May 9, 2005, Vol. 10, No. 32 • By JOSEPH EPSTEIN
I HAD A FRIEND, now long dead, named Walter B. Scott, a professor at Northwestern University whose specialty was theatrical literature, who never referred to university teaching as other than a--or sometimes the--"racket." What Walter, a notably unambitious man, meant was that it was an unconscionably easy way to make a living, a soft touch, as they used to say. Working under conditions of complete freedom, having to show up in the classroom an impressively small number of hours each week, with the remainder of one's time chiefly left to cultivate one's own intellectual garden, at a job from which one could never be fired and which (if one adds up the capacious vacation time) amounted to fewer than six months work a year for pay that is very far from miserable--yes, I'd say "a racket" just about gets it.
And yet, as someone who came late to university teaching, I used to wonder why so many people in the racket were so obviously disappointed, depressed, and generally demoralized. Granted, until one achieves that Valhalla for scholars known as tenure--which really means lifetime security, obtainable on no other job that I know--an element of tension is entailed, but then so is it in every other job. As a young instructor, one is often assigned dogsbody work, teaching what is thought to be dull fare: surveys, composition courses, and the rest. But the unhappier academics, in my experience, are not those still struggling to gain a seat at the table, but those who have already grown dour from having been there for a long while.
So far as I know, no one has ever done a study of the unhappiness of academics. Who might be assigned to the job? Business-school professors specializing in industrial psychology and employer/employee relations would botch it. Disaffected sociologists would blame it all on society and knock off for the rest of the semester. My own preference would be anthropologists, using methods long ago devised for investigating a culture from the outside in. The closest thing we have to these ideal anthropologists have been novelists writing academic novels, and their lucubrations, while not as precise as one would like on the reasons for the unhappiness of academics, do show a strong and continuing propensity on the part of academics intrepidly to make the worst of what ought to be a perfectly delightful situation.
Faculty Towers is a report on the findings of those novelists who have worked the genre long known as the academic novel.

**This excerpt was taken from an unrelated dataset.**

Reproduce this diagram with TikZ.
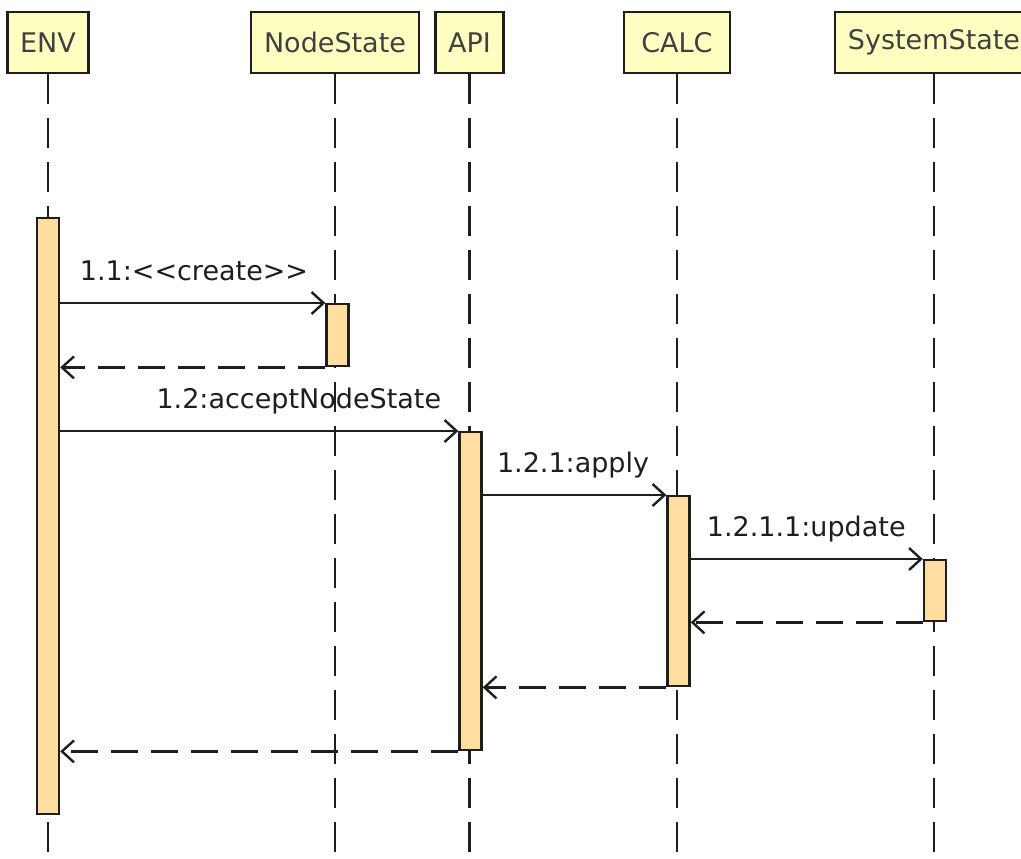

The book is written by an insider, for Professor Elaine Showalter, now in her middle sixties, is, as they used to say on the carnival grounds, "with the show." At various places in her slight book, she inserts her own experience as a graduate student and professor, though not to very interesting effect. An early entry in the feminist sweepstakes, she is currently the Avalon Foundation Professor of the Humanities at Princeton, a past president of the Modern Language Association, a founder of "gynocriticism" (or the study of women writers)--in other words, guilty until proven innocent. She has also been described--readers retaining a strong sense of decorum are advised to skip the remainder of this paragraph--as "Camille Paglia with balls," a description meant approbatively, or so at least Princeton must feel, for they print it on princetoninfo.com, a stark indication of the tone currently reigning in American universities.
Professor Showalter's book is chiefly a chronological account of Anglophone academic novels for the past sixty or so years, beginning with C.P. Snow's The Masters (1951) and running through examples of the genre produced in the 21st century. Faculty Towers is, for the most part, given over to plot summaries of these novels, usually accompanied by judgments about their quality, with extra bits of feminism (mild scorn is applied where the plight of women in academic life is ignored) thrown in at no extra charge.
The book's title, playing off the John Cleese comedy Fawlty Towers, suggests the book's larger theme: that the university, as reflected in the academic novels Showalter examines, has increasingly become rather like a badly run hotel, with plenty of nuttiness to go round. The difficulty here is that Showalter believes that things are not all that nutty. Mirabile dictu: She finds them looking up. "The university," she writes, "is no longer a sanctuary or a refuge; it is fully caught up in the churning community and the changing society; but it is a fragile institution rather than a fortress."